When the Lowen family sold their property in 2016 they believed Kneehill County would be a good steward of the Canyon lands. To date, many things have become clear. The County sought to make money from the canyon’s aesthetic character through the film production agreements. After the film production crews created an informal roadway where a walking trail had existed previously, they tried to rectify that damage by hardening the road with gravel. That road detracts from, if not scars, the vista that previously lay before visitors to the top of the canyon. No measures have been taken to ensure that motorized vehicles cannot enter and abuse the fragile canyon lands. In summary, the County’s understanding of what the restrictive covenant demands to protect and preserve Horseshoe Canyon is a galaxy away from the understanding the Lowens had when they signed the agreement. For this reason, Judy Goodine, Cindy Groeneveld, and the other members of the Lowen family are considering suing Kneehill County.

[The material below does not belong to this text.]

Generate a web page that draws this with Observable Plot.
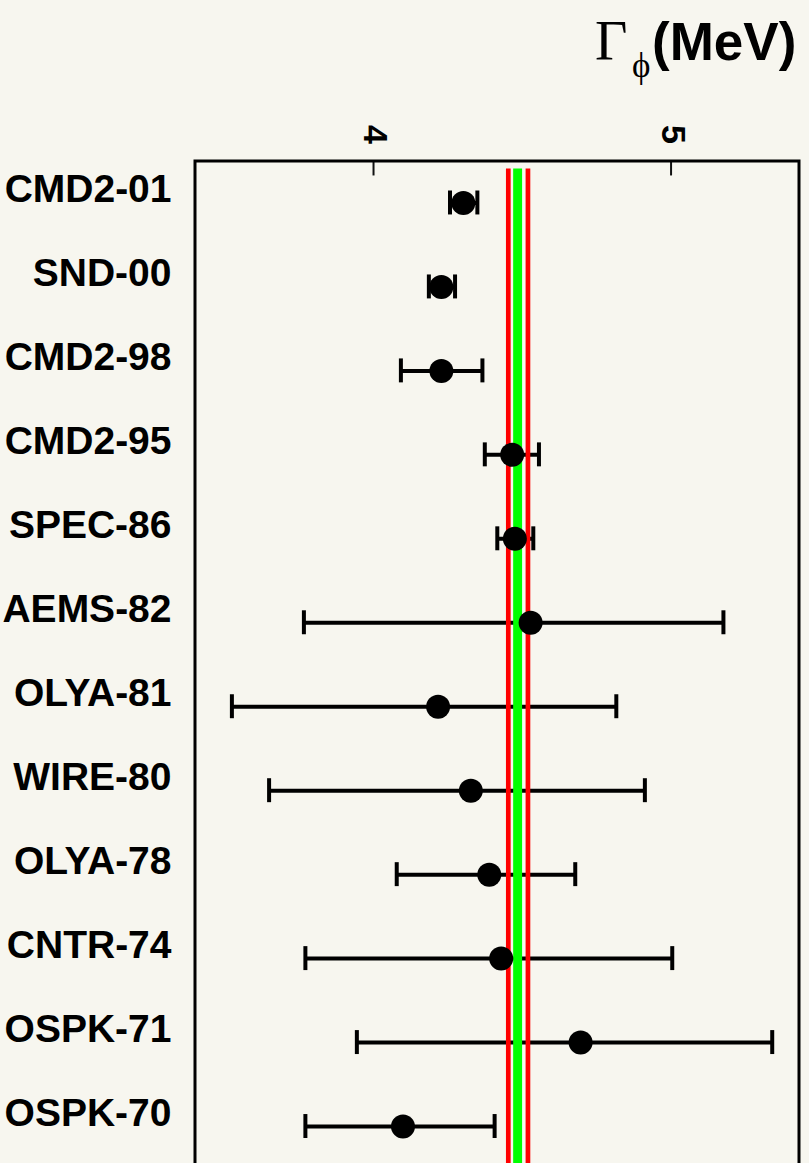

I intend to explore the Horseshoe Canyon controversy in future issues of the Advocate. It raises a number of questions and claims about how the County’s appointed and elected officials handled the purchase of the lands and the decision to allow film crews into the canyon. It also raises questions about what future actions will be taken to ensure that preservation of the canyon has the pride of place the Lowens assumed it would when the agreed to sell their land to Kneehill County.